Cette incapacité de penser l’au-delà de la crise coûte très cher. Dans les pays capitalistes, la relance de l’économie sur le mode keynésien déplace le centre de gravité politique et peu à peu marginalise la gauche. Parallèlement, l’Union soviétique s’enlise et s’isole, incapable de construire un espace post-capitaliste sur des bases solides et à long terme. Certes, cet aveuglement de la gauche est critiqué et décortiqué. Des voix prémonitoires, celles de Gramsci notamment, mettent en garde cet emportement devant la « crise finale » et l’espoir qui en découle en une sorte de « happy ending » communiste.
Dans les années 1960 et 1970, le débat reprend, au moment où se manifestent justement les symptômes d’une nouvelle crise, après trente années « glorieuses » de développement capitaliste. Poursuivant les travaux de Nicolas Kondratieff, Ernest Mandel propose une analyse historique des crises du capitalisme permettant de dépasser le schématisme qui avait dominé jusque lors le pensé de la crise par la gauche. Par la suite, des avancées considérables sont mises de l’avant par les travaux de Robert Boyer, de Michel Aglietta et d’Alain Lipietz La crise étant alors analysée non pas comme la « fin du capitalisme », mais la fin d’un cycle et d’un mode de régulation spécifique du capitalisme. On comprend enfin que dans le sillon du keynésianisme et du fordisme, le capitalisme post-crise a effectivement restructuré le système en créant un cercle « vertueux », basé sur l’accumulation du capital, la consommation de masse et la disciplinisation des classes populaires par l’État libéral-démocratique.

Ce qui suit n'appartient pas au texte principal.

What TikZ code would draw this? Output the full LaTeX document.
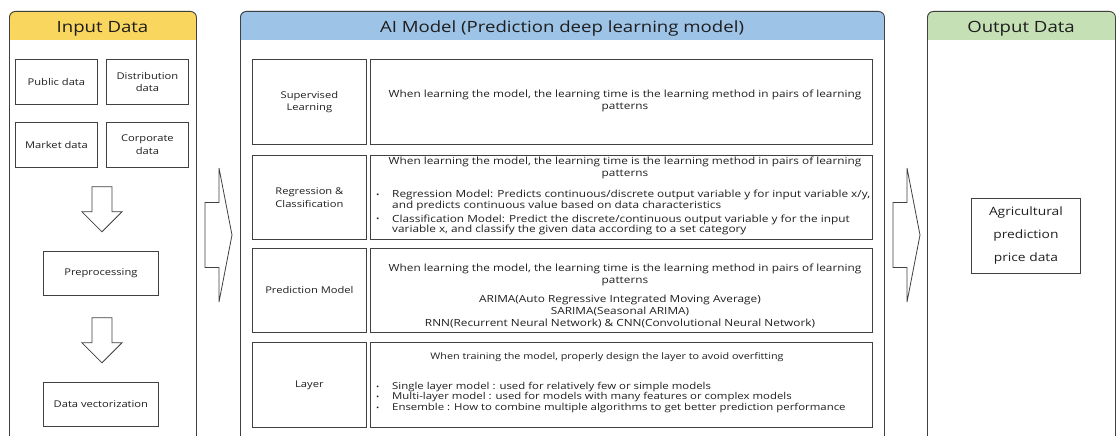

Aujourd’hui la « crise des crises »
C’est ce système « keynésien-fordiste » qui entre lui-même en crise au tournant des années 1970. C’est une crise qui reflète les contradictions à la base même du système capitaliste, mais également l’acuité des conflits « inter-impérialistes » où rivalisent des puissances dominantes mais déclinantes (les États-Unis) et des États « émergents ». C’est une crise propulsée également par plusieurs décennies de « mal développement » qui conduit à l’épuisement de certaines ressources et qui met fin à une économie basée sur l’énergie fossile à bon marché. C’est une crise enfin qui est le résultat des grandes révoltes prolétariennes et populaires qui courent à travers le monde pendant les « trente glorieuses ». Cette crise des crises détruit toutes les visions simplistes monocausales qui s’imposent encore dans le discours dominant.
De cette crise émerge un nouveau paradigme, le néolibéralisme qui relance le « turbocapitalisme » à travers l’expropriation massive des ressources auparavant redistribuées par le keynésianisme. Cette relance produit une formidable poussée de l’accumulation qui doit se « réaliser » par la déstructuration et la restructuration des rapports de production à une échelle inédite, planétaire. Mais l’accumulation devient suraccumulation, comme l’avait prédit Marx. La porte de sortie « temporaire » est le déplacement de cette masse de capitaux vers l’économie spéculative, celle des « bulles ». D’où l’importance énorme que cette économie-casino acquiert pour valoriser les actifs des dominants (et secondairement, des dominés). Au Québec et au Canada, le processus est le même. Les impacts au niveau des classes populaires est déjà et sera encore plus dramatique. C’est d’autant plus inquiétant que la crise environnementale, composante « organique » de cette crise, ne cesse de s’étendre.
Devant cette évolution à la fois lente et rapide, divers « possibles » se rouvrent, comme il a été dit précédemment. Les dominants ne sont pas prêts –le pourraient-ils tout en préservant l’essentiel, à savoir l’accumulation du capital ?- à revenir au « grand compromis » qui avait permis la sortie de la grande crise précédente. La « solution » est de faire payer, aux dominants, de gré ou de force, le démantèlement du « filet de sécurité » keynésien (au « Nord »), y compris aux États-Unis et l’aggravation de la famine et de la misère au « Sud ».
La version social-démocrate de ce plan de sortie de crise, qu’on perçoit de façon inégale, en Amérique du Sud, en Chine et en Europe, respecte les contours essentiels de cette stratégie « néo néolibérale », quitte à en « bonifier » certains aspects, comme par exemple, en augmentant les prestations pour les chômeurs, mais en ne soulevant pas la possibilité de changer de cap, comme par exemple, en nationalisant les banques. On est loin, très loin même, de Keynes. Quant au « green capitalism », il ne semble pas, pour le moment en tout cas, que cela aille plus loin que des mesures compensatoires, quitte à diminuer les émissions de carbone, sans toucher au cercle vicieux du productivisme et de la consommation sans fin.
Entre-temps, les dominés, comme toujours, s’entêtent et résistent. Des victoires partielles comme celle de l’UQÀM, des défaites amères comme à York, des résistances opiniâtres comme à Holiday Inn interpellent les militants et les militantes, surtout que se profilent pour la fin de l’année de puissantes confrontations dans le secteur public. De tout cela émerge, ici et ailleurs, des pistes pour non seulement résister à la crise, mais aller au-delà de la crise.